Our financial stability is influenced not only by how much money we have but also by interest rates. If we have borrowed money from banks, our financial situation depends how much they charge us for this favor. For interest rates determine our monthly payments for the whole life of the loan. The slightest difference in rates can either push our payments up or bring them down. The influence of the fluctuating rates can be so dramatic that we can pay thousands of dollars more or less in interest over the loan’s term.
It is thus very difficult to decide what to do with our spare money, when we are paying off loans whose interest goes up and down. We might budget our spending or investments according to the payments towards our loan we have been making for the last few months. But then unexpectedly, the rates change causing us to pay a different amount and, as a corollary, thwarting our plans and even damaging our business. This is not a desirable scenario. Aware of the unsettling influence interest rates can have on our lives, we are listing below several areas in which you can invest your money even when you are paying off loans. These areas are high yield saving accounts, mutual funds or ETFs, and real estate. Investing in them requires deep knowledge of the field and good tactics, though some of these areas are easier to understand than others. Buying assets on stock market or purchasing properties might be more difficult than choosing a profitable savings account in your bank. Hence, if you take the hard route, you may benefit from extra help. In case you are toying with the idea to start investing in real estate, check the real estate crowdfunding comparison list, before you make up your mind. You may find useful tips for your future investments on this page.

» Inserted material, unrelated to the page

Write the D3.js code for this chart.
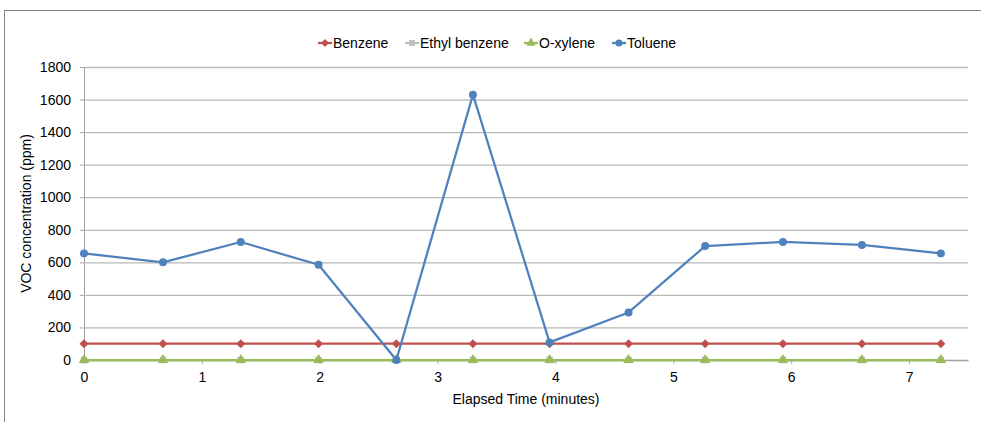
<!DOCTYPE html>
<html>
<head>
<meta charset="utf-8">
<script src="https://cdn.jsdelivr.net/npm/d3@7"></script>
<style>
  html, body { margin:0; padding:0; background:#fff; }
  svg { display:block; font-family:"Liberation Sans", Arial, sans-serif; }
  .axis text { font-size:14px; fill:#000; }
</style>
</head>
<body>
<svg id="chart" width="981" height="422"></svg>
<script>
/* ===== Data ===== */
const minutes   = [0, 0.67, 1.33, 1.99, 2.65, 3.3, 3.95, 4.62, 5.27, 5.93, 6.6, 7.27];
const benzene   = [100, 100, 100, 100, 100, 100, 100, 100, 100, 100, 100, 100];
const ethylBenz = [0, 0, 0, 0, 0, 0, 0, 0, 0, 0, 0, 0];
const oXylene   = [0, 0, 0, 0, 0, 0, 0, 0, 0, 0, 0, 0];
const toluene   = [655, 600, 725, 585, 0, 1630, 108, 292, 700, 725, 707, 655];
const xTicks = [0, 1, 2, 3, 4, 5, 6, 7];
const yTicks = [0, 200, 400, 600, 800, 1000, 1200, 1400, 1600, 1800];

// diamond drawn as a square turned 45deg (Excel style, wider than d3's)
const diamond = { draw(ctx, size){ const r = Math.sqrt(size/2); ctx.moveTo(0,-r); ctx.lineTo(r,0); ctx.lineTo(0,r); ctx.lineTo(-r,0); ctx.closePath(); } };

const series = [
  {name:'Benzene',       vals:benzene,   color:'#C0504D', shape:diamond,          size:40},
  {name:'Ethyl benzene', vals:ethylBenz, color:'#BFBFBF', shape:d3.symbolSquare,   size:42},
  {name:'O-xylene',      vals:oXylene,   color:'#9BBB59', shape:d3.symbolTriangle, size:48},
  {name:'Toluene',       vals:toluene,   color:'#4F81BD', shape:d3.symbolCircle,   size:50},
];

/* ===== Layout ===== */
const svg = d3.select('#chart');
const m = {l:84, r:13, t:67, b:62};
const W = 981, H = 422;
const x = d3.scaleLinear().domain([0, 7.5]).range([m.l, W - m.r]);
const y = d3.scaleLinear().domain([0, 1800]).range([H - m.b, m.t]);

// chart frame (only top/left edges visible in the crop)
svg.append('rect').attr('x',4.5).attr('y',10.5).attr('width',1200).attr('height',800)
  .attr('fill','none').attr('stroke','#868686').attr('stroke-width',1);

// gridlines + y axis
const yA = d3.axisLeft(y).tickValues(yTicks).tickFormat(d3.format('d')).tickSize(4).tickPadding(9);
const gy = svg.append('g').attr('class','axis').attr('transform',`translate(${m.l},0)`).call(yA);
gy.select('.domain').attr('stroke','#A0A0A0');
gy.selectAll('.tick line').attr('stroke','#A0A0A0');
svg.append('g').selectAll('line').data(yTicks.filter(d=>d>0)).enter().append('line')
  .attr('x1',m.l).attr('x2',W - m.r).attr('y1',d=>y(d)+0.5).attr('y2',d=>y(d)+0.5)
  .attr('stroke','#B8B8B8').attr('stroke-width',1.3);

// x axis
const xA = d3.axisBottom(x).tickValues(xTicks).tickSize(4).tickPadding(8).tickSizeOuter(0);
const gx = svg.append('g').attr('class','axis').attr('transform',`translate(0,${y(0)})`).call(xA);
gx.select('.domain').attr('stroke','#A0A0A0').attr('stroke-width',1.3);
gx.selectAll('.tick line').attr('stroke','#A0A0A0');

// axis titles
svg.append('text').attr('x',(m.l + W - m.r)/2).attr('y',404).attr('text-anchor','middle')
  .attr('font-size',14).text('Elapsed Time (minutes)');
svg.append('text').attr('transform',`translate(31,${(m.t + H - m.b)/2}) rotate(-90)`)
  .attr('text-anchor','middle').attr('font-size',14).text('VOC concentration (ppm)');

/* ===== Series ===== */
const line = d3.line().x((d,i)=>x(minutes[i])).y(d=>y(d));
series.forEach(s=>{
  const g = svg.append('g');
  g.append('path').attr('d',line(s.vals)).attr('fill','none')
    .attr('stroke',s.color).attr('stroke-width',2.25).attr('stroke-linejoin','round');
  g.selectAll('path.pt').data(s.vals).enter().append('path').attr('class','pt')
    .attr('d',d3.symbol().type(s.shape).size(s.size))
    .attr('transform',(d,i)=>`translate(${x(minutes[i])},${y(d)})`)
    .attr('fill',s.color);
});

/* ===== Legend ===== */
const legX = [318, 405, 524, 612];
const leg = svg.append('g');
series.forEach((s,i)=>{
  const g = leg.append('g').attr('transform',`translate(${legX[i]},43)`);
  g.append('line').attr('x1',0).attr('x2',14).attr('stroke',s.color).attr('stroke-width',2.25);
  g.append('path').attr('d',d3.symbol().type(s.shape).size(s.size*0.8)).attr('transform','translate(7,0)').attr('fill',s.color);
  g.append('text').attr('x',15).attr('y',5).attr('font-size',14).text(s.name);
});
</script>
</body>
</html>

Admittedly the easiest and the safest way to manage your spare money is to put them in a savings account that will give you good interest rates. True, you will never make fortunes from such investment. But your money will still grow at a steady pace. No savings account puts your money at risk as other businesses do. It is virtually impossible to lose your funds locked in your account. Indeed, if you cannot afford any monetary losses and need a quick access to your money, putting your funds aside in your bank is the wisest option. But if you think that the rates that your savings account offers are not large enough, you can open an online high yield savings account. While your bank will probably give you an average interest rate of 0.06 percent, you can get much higher interest rate of 1 percent with any high yield savings account. The security of this account is as strong as that of your savings account in your bank. You will only gain by saving your money online.
You can also use mutual funds to manage your investments. Mutual funds are a company that invests on your behalf, just as does its technological version called robo advisor. The software making investments for customers is highly popular these days. But if you trust humans more than machines, you will find mutual funds more appealing. As might be clear from its name, mutual funds compile money from all participating investors and then invests them in securities such as stocks or bonds. As an investor, you will need to buy shares from your chosen mutual fund. Your share will represent your part ownership in the fund and the income it will generate. Before you choose any mutual fund, check the company’s history, paying attention to how it performed over the last several years. The only caveat you should mind is that an initial investment in any mutual funds company is high, no less than $5,000. In case you do not plan to invest such a large amount, you can try ETF or Exchange Traded Funds instead of mutual funds, where such a large initial investment is not required. Like a single stock, ETF is traded on the stock market. In other words, far from making a large initial investment, you will be able to purchase smaller pieces of these funds.
Investing in real estate is more complicated than giving your money to mutual funds or opening a savings account. You need much larger amounts of money to purchase property, refurbish it, and sell it with profit. More skills and experience are also required in this business. But you may make money in real estate even without selling property. If you already own an apartment or a commercial office, you can lease it. Alternatively, you can buy commercial or residential property and then rent it. Renting an apartment will bring you a handsome profit, though many people consider being a landlord a hassle.
There are other areas where you can invest money. You can place your money in stocks or bonds. Or you can invest in yourself and have a college degree. If you have debts, you can pay them off, which is in itself a highly profitable investment. But whatever you decide to do with your extra money, it is crucial that you choose the venue that will not suffer from the fluctuation of interest rates.